_Task goal:_
Copy out the listing that follows exactly, dropping every picture.

_Provided material:_
┏━━

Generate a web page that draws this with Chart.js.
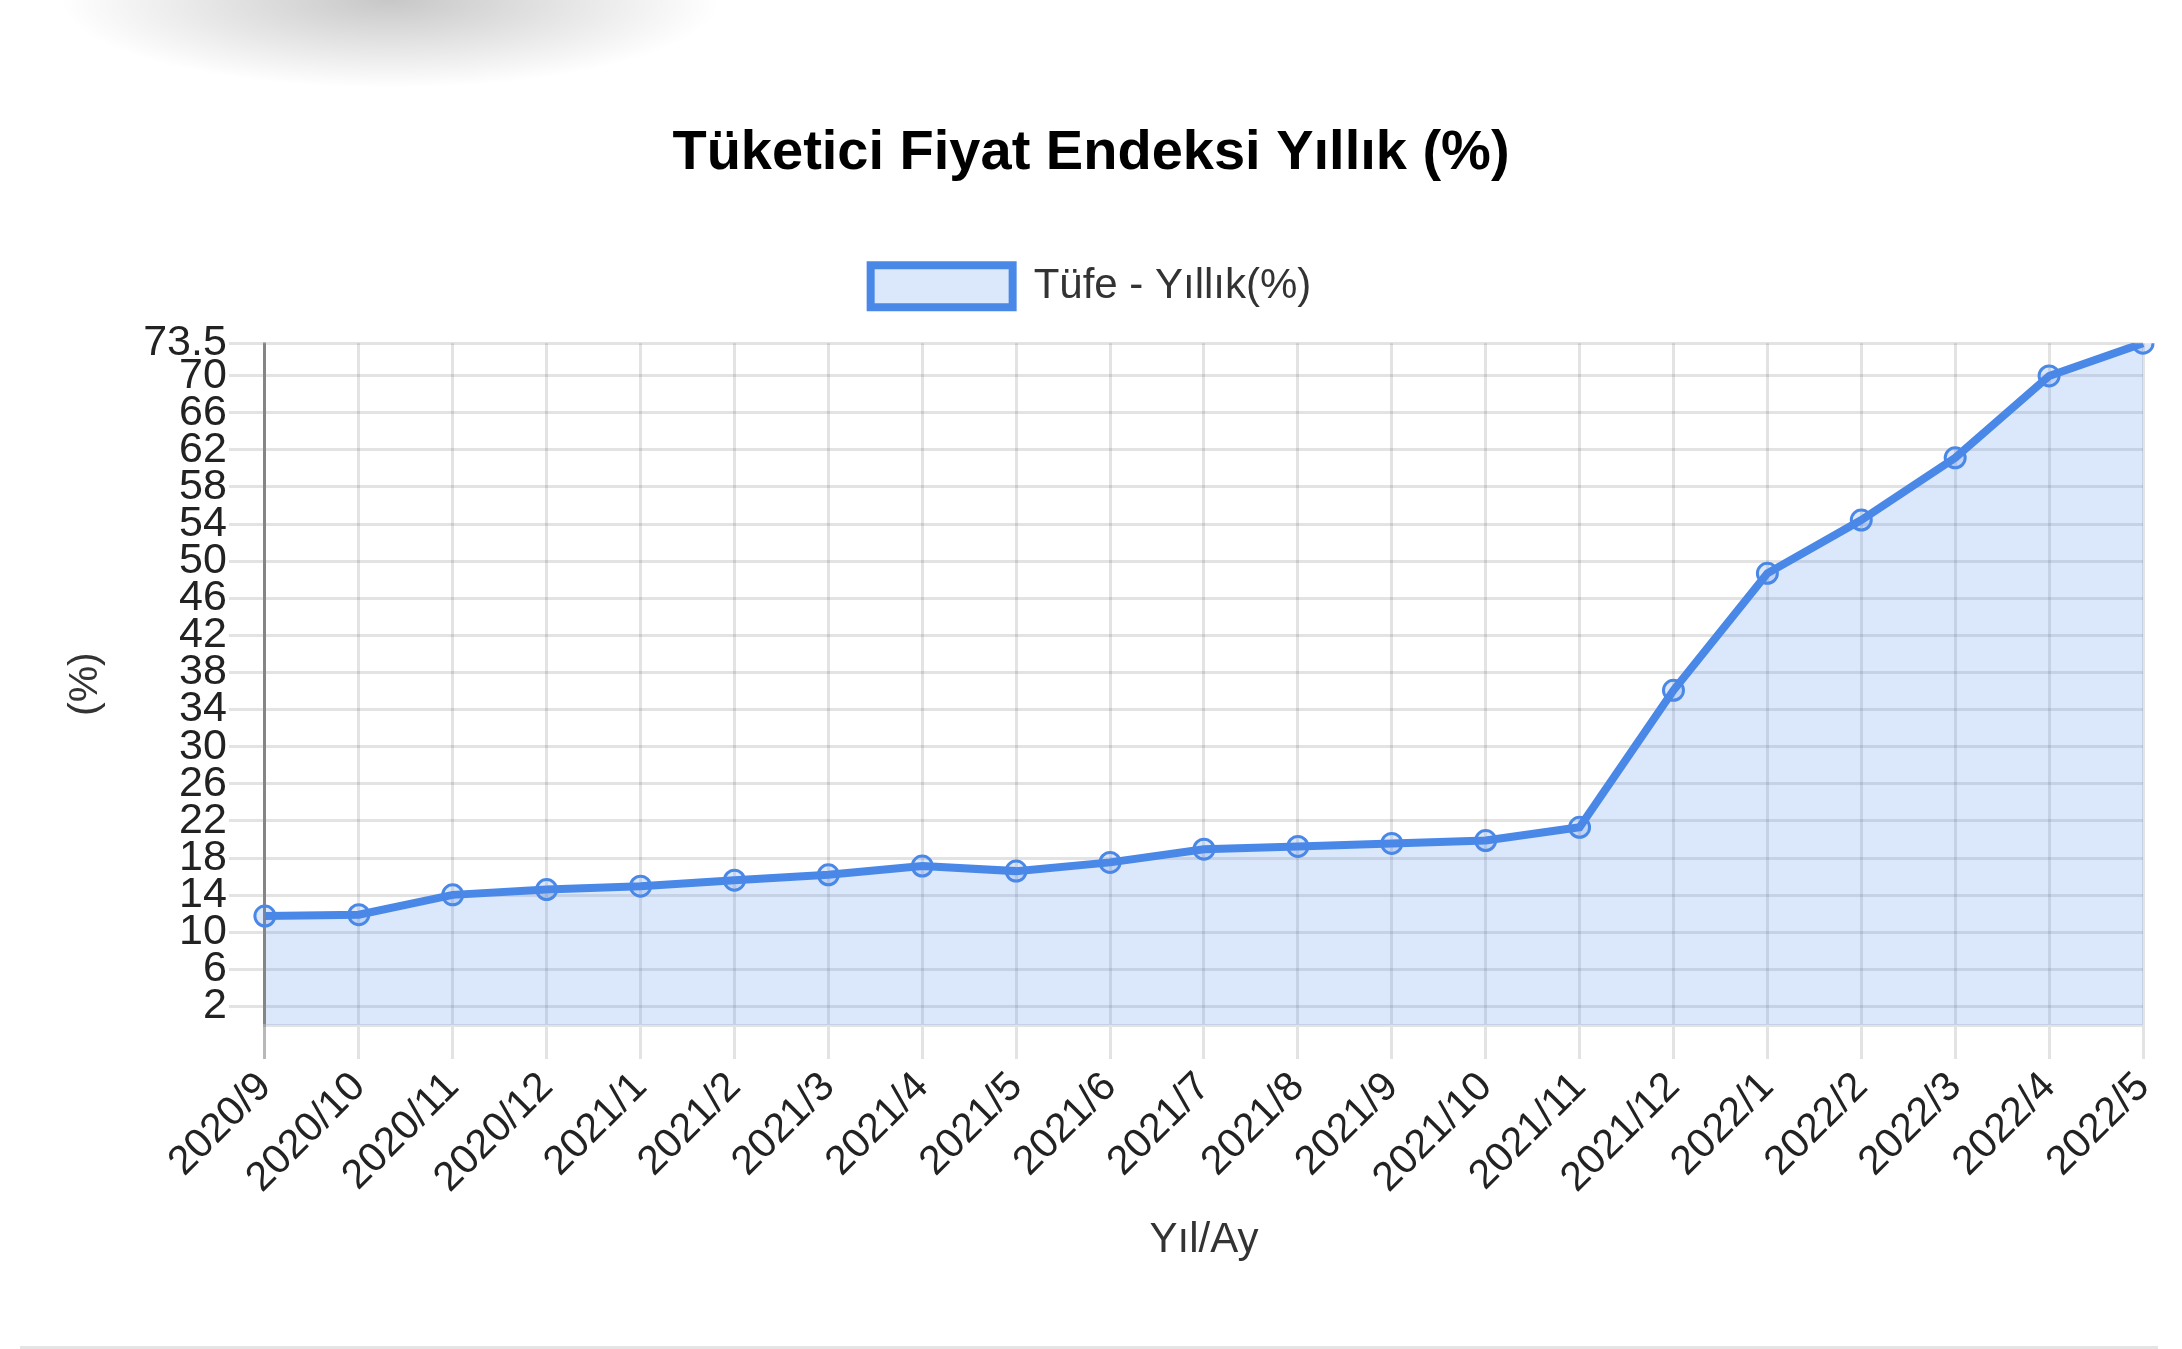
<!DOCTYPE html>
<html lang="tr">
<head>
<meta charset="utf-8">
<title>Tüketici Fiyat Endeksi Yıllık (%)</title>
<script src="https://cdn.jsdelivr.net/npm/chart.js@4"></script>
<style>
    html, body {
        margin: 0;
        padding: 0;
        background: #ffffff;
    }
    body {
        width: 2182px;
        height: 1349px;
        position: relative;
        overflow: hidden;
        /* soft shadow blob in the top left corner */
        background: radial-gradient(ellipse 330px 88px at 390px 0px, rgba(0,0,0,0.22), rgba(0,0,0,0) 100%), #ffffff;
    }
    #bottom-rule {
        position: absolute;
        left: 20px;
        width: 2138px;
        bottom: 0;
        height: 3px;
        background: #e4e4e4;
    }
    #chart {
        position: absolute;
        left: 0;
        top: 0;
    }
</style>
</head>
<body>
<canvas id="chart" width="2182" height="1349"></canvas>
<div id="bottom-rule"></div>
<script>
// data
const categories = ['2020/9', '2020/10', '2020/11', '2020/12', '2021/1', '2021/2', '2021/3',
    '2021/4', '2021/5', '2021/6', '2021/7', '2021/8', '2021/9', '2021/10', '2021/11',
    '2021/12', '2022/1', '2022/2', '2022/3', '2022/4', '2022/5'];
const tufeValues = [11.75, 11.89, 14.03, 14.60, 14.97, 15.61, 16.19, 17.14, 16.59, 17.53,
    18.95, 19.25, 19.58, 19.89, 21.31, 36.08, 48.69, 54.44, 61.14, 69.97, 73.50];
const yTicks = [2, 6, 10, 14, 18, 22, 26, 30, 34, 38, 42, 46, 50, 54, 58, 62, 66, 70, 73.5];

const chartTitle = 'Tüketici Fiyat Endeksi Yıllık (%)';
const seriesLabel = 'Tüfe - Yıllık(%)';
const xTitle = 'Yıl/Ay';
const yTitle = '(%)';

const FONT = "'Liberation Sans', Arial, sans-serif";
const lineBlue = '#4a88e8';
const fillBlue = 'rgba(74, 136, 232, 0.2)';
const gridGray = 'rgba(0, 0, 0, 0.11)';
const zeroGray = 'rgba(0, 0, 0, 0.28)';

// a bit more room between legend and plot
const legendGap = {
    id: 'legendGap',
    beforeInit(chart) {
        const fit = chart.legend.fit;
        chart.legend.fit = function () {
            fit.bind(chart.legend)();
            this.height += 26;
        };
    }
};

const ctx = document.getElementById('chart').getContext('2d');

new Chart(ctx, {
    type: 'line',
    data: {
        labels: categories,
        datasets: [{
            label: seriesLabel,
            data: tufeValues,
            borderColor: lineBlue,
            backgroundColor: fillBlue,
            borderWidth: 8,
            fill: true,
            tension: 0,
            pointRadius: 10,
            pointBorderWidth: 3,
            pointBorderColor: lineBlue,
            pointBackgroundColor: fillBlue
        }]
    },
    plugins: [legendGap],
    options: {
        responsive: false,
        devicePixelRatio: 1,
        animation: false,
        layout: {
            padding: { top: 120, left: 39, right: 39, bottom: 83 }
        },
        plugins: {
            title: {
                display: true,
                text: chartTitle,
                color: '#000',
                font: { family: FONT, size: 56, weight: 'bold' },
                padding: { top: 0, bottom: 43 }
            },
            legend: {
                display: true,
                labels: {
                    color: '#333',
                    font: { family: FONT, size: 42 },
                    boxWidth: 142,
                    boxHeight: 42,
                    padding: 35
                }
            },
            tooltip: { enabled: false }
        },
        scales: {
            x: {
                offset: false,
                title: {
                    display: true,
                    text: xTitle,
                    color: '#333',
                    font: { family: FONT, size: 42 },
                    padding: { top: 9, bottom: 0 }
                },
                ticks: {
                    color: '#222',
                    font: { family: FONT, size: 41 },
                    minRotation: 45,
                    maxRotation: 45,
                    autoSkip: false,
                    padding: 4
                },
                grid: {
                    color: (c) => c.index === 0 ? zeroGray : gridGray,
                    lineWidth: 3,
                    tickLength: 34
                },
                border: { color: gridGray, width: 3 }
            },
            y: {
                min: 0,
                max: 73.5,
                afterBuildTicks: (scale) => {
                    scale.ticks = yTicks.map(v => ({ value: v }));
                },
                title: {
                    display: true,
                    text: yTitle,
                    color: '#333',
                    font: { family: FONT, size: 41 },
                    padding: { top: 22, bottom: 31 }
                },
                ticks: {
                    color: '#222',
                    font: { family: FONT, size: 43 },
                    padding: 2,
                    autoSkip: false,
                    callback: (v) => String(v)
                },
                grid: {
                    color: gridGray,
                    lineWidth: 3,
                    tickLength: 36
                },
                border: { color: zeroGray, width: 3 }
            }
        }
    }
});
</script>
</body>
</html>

┗━━

_Reply:_
Generate a web page that draws this with Chart.js.
<!DOCTYPE html>
<html lang="tr">
<head>
<meta charset="utf-8">
<title>Tüketici Fiyat Endeksi Yıllık (%)</title>
<script src="https://cdn.jsdelivr.net/npm/chart.js@4"></script>
<style>
    html, body {
        margin: 0;
        padding: 0;
        background: #ffffff;
    }
    body {
        width: 2182px;
        height: 1349px;
        position: relative;
        overflow: hidden;
        /* soft shadow blob in the top left corner */
        background: radial-gradient(ellipse 330px 88px at 390px 0px, rgba(0,0,0,0.22), rgba(0,0,0,0) 100%), #ffffff;
    }
    #bottom-rule {
        position: absolute;
        left: 20px;
        width: 2138px;
        bottom: 0;
        height: 3px;
        background: #e4e4e4;
    }
    #chart {
        position: absolute;
        left: 0;
        top: 0;
    }
</style>
</head>
<body>
<canvas id="chart" width="2182" height="1349"></canvas>
<div id="bottom-rule"></div>
<script>
// data
const categories = ['2020/9', '2020/10', '2020/11', '2020/12', '2021/1', '2021/2', '2021/3',
    '2021/4', '2021/5', '2021/6', '2021/7', '2021/8', '2021/9', '2021/10', '2021/11',
    '2021/12', '2022/1', '2022/2', '2022/3', '2022/4', '2022/5'];
const tufeValues = [11.75, 11.89, 14.03, 14.60, 14.97, 15.61, 16.19, 17.14, 16.59, 17.53,
    18.95, 19.25, 19.58, 19.89, 21.31, 36.08, 48.69, 54.44, 61.14, 69.97, 73.50];
const yTicks = [2, 6, 10, 14, 18, 22, 26, 30, 34, 38, 42, 46, 50, 54, 58, 62, 66, 70, 73.5];

const chartTitle = 'Tüketici Fiyat Endeksi Yıllık (%)';
const seriesLabel = 'Tüfe - Yıllık(%)';
const xTitle = 'Yıl/Ay';
const yTitle = '(%)';

const FONT = "'Liberation Sans', Arial, sans-serif";
const lineBlue = '#4a88e8';
const fillBlue = 'rgba(74, 136, 232, 0.2)';
const gridGray = 'rgba(0, 0, 0, 0.11)';
const zeroGray = 'rgba(0, 0, 0, 0.28)';

// a bit more room between legend and plot
const legendGap = {
    id: 'legendGap',
    beforeInit(chart) {
        const fit = chart.legend.fit;
        chart.legend.fit = function () {
            fit.bind(chart.legend)();
            this.height += 26;
        };
    }
};

const ctx = document.getElementById('chart').getContext('2d');

new Chart(ctx, {
    type: 'line',
    data: {
        labels: categories,
        datasets: [{
            label: seriesLabel,
            data: tufeValues,
            borderColor: lineBlue,
            backgroundColor: fillBlue,
            borderWidth: 8,
            fill: true,
            tension: 0,
            pointRadius: 10,
            pointBorderWidth: 3,
            pointBorderColor: lineBlue,
            pointBackgroundColor: fillBlue
        }]
    },
    plugins: [legendGap],
    options: {
        responsive: false,
        devicePixelRatio: 1,
        animation: false,
        layout: {
            padding: { top: 120, left: 39, right: 39, bottom: 83 }
        },
        plugins: {
            title: {
                display: true,
                text: chartTitle,
                color: '#000',
                font: { family: FONT, size: 56, weight: 'bold' },
                padding: { top: 0, bottom: 43 }
            },
            legend: {
                display: true,
                labels: {
                    color: '#333',
                    font: { family: FONT, size: 42 },
                    boxWidth: 142,
                    boxHeight: 42,
                    padding: 35
                }
            },
            tooltip: { enabled: false }
        },
        scales: {
            x: {
                offset: false,
                title: {
                    display: true,
                    text: xTitle,
                    color: '#333',
                    font: { family: FONT, size: 42 },
                    padding: { top: 9, bottom: 0 }
                },
                ticks: {
                    color: '#222',
                    font: { family: FONT, size: 41 },
                    minRotation: 45,
                    maxRotation: 45,
                    autoSkip: false,
                    padding: 4
                },
                grid: {
                    color: (c) => c.index === 0 ? zeroGray : gridGray,
                    lineWidth: 3,
                    tickLength: 34
                },
                border: { color: gridGray, width: 3 }
            },
            y: {
                min: 0,
                max: 73.5,
                afterBuildTicks: (scale) => {
                    scale.ticks = yTicks.map(v => ({ value: v }));
                },
                title: {
                    display: true,
                    text: yTitle,
                    color: '#333',
                    font: { family: FONT, size: 41 },
                    padding: { top: 22, bottom: 31 }
                },
                ticks: {
                    color: '#222',
                    font: { family: FONT, size: 43 },
                    padding: 2,
                    autoSkip: false,
                    callback: (v) => String(v)
                },
                grid: {
                    color: gridGray,
                    lineWidth: 3,
                    tickLength: 36
                },
                border: { color: zeroGray, width: 3 }
            }
        }
    }
});
</script>
</body>
</html>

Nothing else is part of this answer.